Snoop Dogg had his cake and ate it too last week at E3, where he won the third edition of his own “Gangsta Gaming League,” prevailing over his friends and rap brethren alike in “Madden NFL 19.” This marks Snoop’s second victory in the GGL, which features competitors such as fellow rapper Chevy Woods alongside Snoop’s longtime friends. Despite the fact that Snoop has tasted victory before, he was still overcome with emotion upon winning, burying his head in his hands and breaking into tears of joy after defeating his competitor Shelton in the finals.
“These is my homies and my family members,” Snoop said post-victory, cradling a Super Bowl replica trophy in one hand and a blunt in the other.
“A lot of us don’t get to see each other, and when we do play each other it be great games. It was just a hard-fought battle, and like I said, I just came to have fun. To win it all, it’s different when you don’t set up a tournament to win it ー you set it up so somebody else can win it, but at the same time, you’re competitive and you’re playing hard … I ended up winning because I like to play hard.”
Next, Snoop wants to bring that competitive drive to a larger stage: the realm of professional esports. “It just gets me ready for whenever I’m invited to another tournament that is not involved with my friends, where it’s actual gamers and people who really play the game and professionals,” he said.
“That way I’ll be able to represent our clique, and the homies will feel good about saying that ‘Snoop Dogg is a representation of who we are. By being a champ for the homies’ league, now he can go represent us against anybody else.'”
Now that Snoop has established his dynasty on his own league, he wants to expand the GGL to a younger audience ー and what better way than by throwing a Fortnite tournament?
“We’re definitely looking at doing more tournaments and more events in the venue here for kids that will be based around games that the kids like.

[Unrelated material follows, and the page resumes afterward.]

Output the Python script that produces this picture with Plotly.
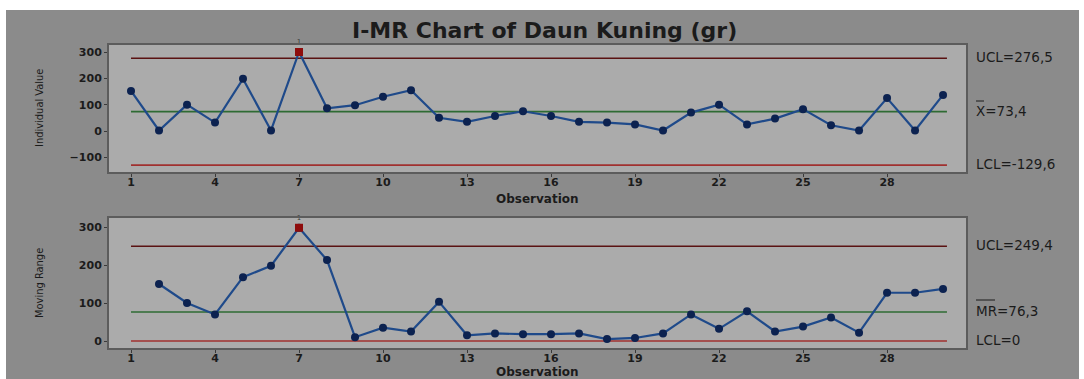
import plotly.graph_objects as go

# Observation numbers and measured weights of yellow leaves (gr)
observation = list(range(1, 31))
individual = [152, 2, 100, 32, 198, 2, 300, 86, 98, 130,
              155, 50, 35, 57, 75, 57, 35, 32, 25, 2,
              70, 100, 25, 47, 83, 22, 2, 125, 2, 137]

# Moving ranges (first observation has none)
mr_observation = list(range(2, 31))
moving_range = [150, 100, 70, 168, 198, 298, 213, 10, 35, 25,
                103, 15, 20, 18, 18, 20, 5, 8, 20, 70,
                32, 78, 25, 38, 62, 22, 127, 127, 137]

# Control limits
i_ucl, i_center, i_lcl = 276.5, 73.4, -129.6
mr_ucl, mr_center, mr_lcl = 249.4, 76.3, 0.0

# Points flagged by test 1
flag_obs = [7]
i_flag = [300]
mr_flag = [298]

x_ticks = [1, 4, 7, 10, 13, 16, 19, 22, 25, 28]
i_ticks = [-100, 0, 100, 200, 300]
mr_ticks = [0, 100, 200, 300]

W, H = 1084, 379
FONT = "DejaVu Sans, Noto Sans, sans-serif"
OUTER_BG = "#8b8b8b"
PLOT_BG = "#ababab"
UCL_COLOR = "#5a1212"
LCL_COLOR = "#a0302f"
CL_COLOR = "#2e6b33"
LINE_BLUE = "#1f4a8a"
MARKER_NAVY = "#0c2250"
FLAG_RED = "#8e0c0c"


def px_x(p):
    return p / W


def px_y(p):
    return 1 - p / H


line_ends = [1, 30.14]

fig = go.Figure()


def add_chart(ax, ay, xs, ys, ucl, cl, lcl, fy):
    for val, col in ((ucl, UCL_COLOR), (lcl, LCL_COLOR), (cl, CL_COLOR)):
        fig.add_trace(go.Scatter(x=line_ends, y=[val, val], mode="lines",
                                 line=dict(color=col, width=1.6),
                                 xaxis=ax, yaxis=ay, showlegend=False,
                                 hoverinfo="skip"))
    fig.add_trace(go.Scatter(x=xs, y=ys, mode="lines+markers",
                             line=dict(color=LINE_BLUE, width=2.2),
                             marker=dict(color=MARKER_NAVY, size=8,
                                         symbol="circle"),
                             xaxis=ax, yaxis=ay, showlegend=False))
    fig.add_trace(go.Scatter(x=flag_obs, y=fy, mode="markers+text",
                             marker=dict(color=FLAG_RED, size=8,
                                         symbol="square"),
                             text=["1"], textposition="top center",
                             textfont=dict(size=7, color="#3a3a3a",
                                           family=FONT),
                             xaxis=ax, yaxis=ay, showlegend=False,
                             cliponaxis=False))


add_chart("x", "y", observation, individual, i_ucl, i_center, i_lcl, i_flag)
add_chart("x2", "y2", mr_observation, moving_range, mr_ucl, mr_center,
          mr_lcl, mr_flag)

tickfont = dict(family=FONT, size=11, color="#1b1b1b", weight="bold")
axis_common = dict(showgrid=False, zeroline=False, showline=True,
                   mirror=True, linecolor="#5c5c5c", linewidth=2,
                   ticks="outside", ticklen=3, tickwidth=1,
                   tickcolor="#3a3a3a", tickfont=tickfont, fixedrange=True)

x_dom = [px_x(109), px_x(966)]
x_range = [0.214, 30.82]

fig.update_layout(
    width=W, height=H,
    margin=dict(l=0, r=0, t=0, b=0),
    paper_bgcolor=OUTER_BG,
    plot_bgcolor=PLOT_BG,
    font=dict(family=FONT, color="#1b1b1b"),
    xaxis=dict(domain=x_dom, range=x_range, tickvals=x_ticks,
               anchor="y", ticklabelstandoff=-4, **axis_common),
    yaxis=dict(domain=[px_y(172), px_y(45)], range=[-155.7, 326.6],
               tickvals=i_ticks, anchor="x", **axis_common),
    xaxis2=dict(domain=x_dom, range=x_range, tickvals=x_ticks,
                anchor="y2", ticklabelstandoff=-4, **axis_common),
    yaxis2=dict(domain=[px_y(348), px_y(218)], range=[-18.4, 323.7],
                tickvals=mr_ticks, anchor="x2", **axis_common),
)

# white margins around the grey panel
for x0, x1, y0, y1 in ((0, W, 0, 10), (0, 6, 0, H), (1079, W, 0, H)):
    fig.add_shape(type="rect", xref="paper", yref="paper",
                  x0=px_x(x0), x1=px_x(x1), y0=px_y(y1), y1=px_y(y0),
                  fillcolor="white", line=dict(width=0), layer="below")

annotations = []
annotations.append(dict(text="I-MR Chart of Daun Kuning (gr)",
                        x=px_x(544), y=px_y(30), xref="paper", yref="paper",
                        showarrow=False, xanchor="center", yanchor="middle",
                        font=dict(family=FONT, size=22, color="#1b1b1b",
                                  weight="bold")))

for label, yc in (("Observation", 199), ("Observation", 372)):
    annotations.append(dict(text=label, x=px_x(537), y=px_y(yc),
                            xref="paper", yref="paper", showarrow=False,
                            xanchor="center", yanchor="middle",
                            font=dict(family=FONT, size=12, color="#1b1b1b",
                                      weight="bold")))

narrow = "Liberation Sans Narrow, DejaVu Sans Condensed, Liberation Sans, sans-serif"
for label, yc in (("Individual Value", 108), ("Moving Range", 283)):
    annotations.append(dict(text=label, x=px_x(39), y=px_y(yc),
                            xref="paper", yref="paper", showarrow=False,
                            xanchor="center", yanchor="middle", textangle=-90,
                            font=dict(family=narrow, size=11,
                                      color="#1b1b1b")))

label_font = dict(family=FONT, size=13.5, color="#1b1b1b")
for text, val, yref in (("UCL=276,5", i_ucl, "y"), ("X=73,4", i_center, "y"),
                        ("LCL=-129,6", i_lcl, "y"),
                        ("UCL=249,4", mr_ucl, "y2"), ("MR=76,3", mr_center, "y2"),
                        ("LCL=0", mr_lcl, "y2")):
    annotations.append(dict(text=text, x=px_x(974), y=val, xref="paper",
                            yref=yref, showarrow=False, xanchor="left",
                            yanchor="middle", yshift=1, font=label_font))

fig.update_layout(annotations=annotations)

# bars over X and MR in the centre-line labels
fig.add_shape(type="line", xref="paper", yref="paper",
              x0=px_x(976), x1=px_x(984), y0=px_y(101), y1=px_y(101),
              line=dict(color="#1b1b1b", width=1))
fig.add_shape(type="line", xref="paper", yref="paper",
              x0=px_x(976), x1=px_x(995), y0=px_y(300), y1=px_y(300),
              line=dict(color="#1b1b1b", width=1))

fig.write_html("out.html")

You know, things like ‘Fortnite’ and games of that nature.”
Snoop originally announced the GGL in March via his cannabis-focused digital media platform, MERRY JANE, describing it as “one professional sports league that will most definitely allow the use of cannabis” — a distinction that may pose some problems in his all-ages vision, but most definitely lends a unique vibe to the league.

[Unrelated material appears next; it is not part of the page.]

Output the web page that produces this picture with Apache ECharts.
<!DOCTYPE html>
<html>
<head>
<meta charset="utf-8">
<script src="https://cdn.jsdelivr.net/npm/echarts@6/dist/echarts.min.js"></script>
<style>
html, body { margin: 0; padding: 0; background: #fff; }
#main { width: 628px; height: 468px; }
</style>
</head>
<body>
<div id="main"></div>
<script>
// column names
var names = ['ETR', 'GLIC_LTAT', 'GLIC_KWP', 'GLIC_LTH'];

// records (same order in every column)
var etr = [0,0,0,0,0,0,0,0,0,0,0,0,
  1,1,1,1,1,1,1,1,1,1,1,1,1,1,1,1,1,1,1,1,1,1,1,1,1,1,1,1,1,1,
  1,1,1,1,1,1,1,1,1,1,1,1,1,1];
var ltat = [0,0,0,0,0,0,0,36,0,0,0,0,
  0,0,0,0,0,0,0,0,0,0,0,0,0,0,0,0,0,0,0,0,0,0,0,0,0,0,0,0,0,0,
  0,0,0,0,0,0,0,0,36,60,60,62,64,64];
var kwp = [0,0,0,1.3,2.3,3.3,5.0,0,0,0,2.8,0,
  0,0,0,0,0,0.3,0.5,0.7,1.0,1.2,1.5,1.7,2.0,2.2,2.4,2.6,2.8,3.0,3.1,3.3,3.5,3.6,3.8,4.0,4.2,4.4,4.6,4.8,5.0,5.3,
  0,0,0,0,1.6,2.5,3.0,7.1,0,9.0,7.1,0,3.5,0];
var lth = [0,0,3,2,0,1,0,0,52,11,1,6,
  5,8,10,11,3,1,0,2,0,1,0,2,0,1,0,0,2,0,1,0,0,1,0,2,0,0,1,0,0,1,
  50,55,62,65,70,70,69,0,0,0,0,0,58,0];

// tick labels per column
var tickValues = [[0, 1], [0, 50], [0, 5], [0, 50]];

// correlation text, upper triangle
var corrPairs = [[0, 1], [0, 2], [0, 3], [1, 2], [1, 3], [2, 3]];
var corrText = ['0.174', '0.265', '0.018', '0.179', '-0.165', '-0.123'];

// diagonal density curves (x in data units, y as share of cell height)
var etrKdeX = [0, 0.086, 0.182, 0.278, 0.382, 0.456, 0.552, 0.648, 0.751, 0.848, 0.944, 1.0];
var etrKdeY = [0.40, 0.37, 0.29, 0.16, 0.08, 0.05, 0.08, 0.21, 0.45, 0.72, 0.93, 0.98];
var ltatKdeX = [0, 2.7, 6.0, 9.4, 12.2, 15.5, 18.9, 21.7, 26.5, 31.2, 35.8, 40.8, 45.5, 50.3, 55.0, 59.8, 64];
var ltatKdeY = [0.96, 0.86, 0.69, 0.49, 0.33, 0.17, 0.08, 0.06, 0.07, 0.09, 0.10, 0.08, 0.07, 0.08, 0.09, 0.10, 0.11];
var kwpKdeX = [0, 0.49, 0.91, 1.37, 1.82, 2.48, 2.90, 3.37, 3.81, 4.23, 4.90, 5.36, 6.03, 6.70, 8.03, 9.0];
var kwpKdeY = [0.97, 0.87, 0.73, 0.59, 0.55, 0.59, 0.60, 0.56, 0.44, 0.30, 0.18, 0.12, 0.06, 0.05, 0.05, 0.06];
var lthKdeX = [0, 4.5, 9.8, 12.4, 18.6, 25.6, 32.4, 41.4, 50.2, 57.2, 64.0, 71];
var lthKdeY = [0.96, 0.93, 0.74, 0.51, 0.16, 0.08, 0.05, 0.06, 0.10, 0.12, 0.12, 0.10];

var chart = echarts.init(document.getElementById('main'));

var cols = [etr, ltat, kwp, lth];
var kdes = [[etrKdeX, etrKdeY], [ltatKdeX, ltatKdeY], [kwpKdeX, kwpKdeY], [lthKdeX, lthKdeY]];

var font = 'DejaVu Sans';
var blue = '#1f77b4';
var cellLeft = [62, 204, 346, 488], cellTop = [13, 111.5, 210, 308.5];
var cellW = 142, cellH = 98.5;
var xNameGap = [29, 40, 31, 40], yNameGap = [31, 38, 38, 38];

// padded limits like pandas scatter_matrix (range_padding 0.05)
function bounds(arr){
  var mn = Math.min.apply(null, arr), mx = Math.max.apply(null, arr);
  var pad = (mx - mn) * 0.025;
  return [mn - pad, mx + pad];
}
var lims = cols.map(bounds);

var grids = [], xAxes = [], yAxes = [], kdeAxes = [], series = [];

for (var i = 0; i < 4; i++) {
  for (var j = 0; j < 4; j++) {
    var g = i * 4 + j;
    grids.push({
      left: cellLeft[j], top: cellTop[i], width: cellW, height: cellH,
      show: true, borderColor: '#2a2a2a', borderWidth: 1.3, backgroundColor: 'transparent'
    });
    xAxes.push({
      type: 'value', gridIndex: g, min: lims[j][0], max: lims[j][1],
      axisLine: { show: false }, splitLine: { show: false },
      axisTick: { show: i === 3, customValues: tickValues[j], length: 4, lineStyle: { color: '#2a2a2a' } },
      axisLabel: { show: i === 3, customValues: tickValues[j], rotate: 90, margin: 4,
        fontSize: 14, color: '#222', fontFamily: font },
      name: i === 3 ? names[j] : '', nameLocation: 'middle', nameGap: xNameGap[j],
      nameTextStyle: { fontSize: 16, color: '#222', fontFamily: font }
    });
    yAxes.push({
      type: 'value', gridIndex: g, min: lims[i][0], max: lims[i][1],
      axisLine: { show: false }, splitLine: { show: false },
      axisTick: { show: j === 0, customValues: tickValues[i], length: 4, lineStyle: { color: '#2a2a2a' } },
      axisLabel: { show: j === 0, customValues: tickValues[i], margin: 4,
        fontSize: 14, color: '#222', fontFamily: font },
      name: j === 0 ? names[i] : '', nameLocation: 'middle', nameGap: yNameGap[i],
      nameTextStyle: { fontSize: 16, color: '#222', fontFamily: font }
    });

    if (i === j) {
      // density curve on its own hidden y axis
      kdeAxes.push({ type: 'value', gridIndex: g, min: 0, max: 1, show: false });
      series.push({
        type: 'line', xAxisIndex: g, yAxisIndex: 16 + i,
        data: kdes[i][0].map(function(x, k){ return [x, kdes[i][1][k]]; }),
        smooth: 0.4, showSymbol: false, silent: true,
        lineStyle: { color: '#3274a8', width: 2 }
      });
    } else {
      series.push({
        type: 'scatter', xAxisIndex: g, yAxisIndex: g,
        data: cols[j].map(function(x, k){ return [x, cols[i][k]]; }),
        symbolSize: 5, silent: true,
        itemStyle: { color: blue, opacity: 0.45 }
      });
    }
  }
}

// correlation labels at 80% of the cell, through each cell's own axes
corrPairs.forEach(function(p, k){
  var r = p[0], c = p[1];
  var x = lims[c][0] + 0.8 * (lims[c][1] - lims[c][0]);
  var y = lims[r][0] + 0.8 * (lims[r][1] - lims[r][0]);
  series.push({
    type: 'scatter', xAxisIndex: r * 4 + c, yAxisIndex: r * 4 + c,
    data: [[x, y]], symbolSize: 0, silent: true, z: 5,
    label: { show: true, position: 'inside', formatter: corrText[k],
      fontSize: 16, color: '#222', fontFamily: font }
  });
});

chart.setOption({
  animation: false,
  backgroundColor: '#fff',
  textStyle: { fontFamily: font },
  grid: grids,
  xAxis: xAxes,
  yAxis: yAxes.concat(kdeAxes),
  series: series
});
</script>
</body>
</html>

While the GGL is Snoop’s first entrance into esports, it’s by no means his introduction to video games at large. He famously collaborated with the late “Boyz n the Hood” director John Singleton on the canceled open-world epic “Fear and Respect,” a project Snoop has recently called on to be revived to honor Singleton’s memory.
In addition, Snoop has lent his music and voice to several games including “Def Jam: Fight for New York,” “Call of Duty: Ghosts,” where players can download an announcer pack featuring the rapper’s voice, and “Way of the Dogg,” a martial arts-themed rhythm game in which the protagonist is trained by the Doggfather himself.
“It’s really nothing,” Snoop says of his video game voice acting resume.
“I’m just doing me no matter what it is. That’s the beauty of it all, is that I’m not really in a stressed situation where I have to really try or figure it out. I’m just doing me, and whatever it calls for, I know how to turn it on and turn it off when necessary.”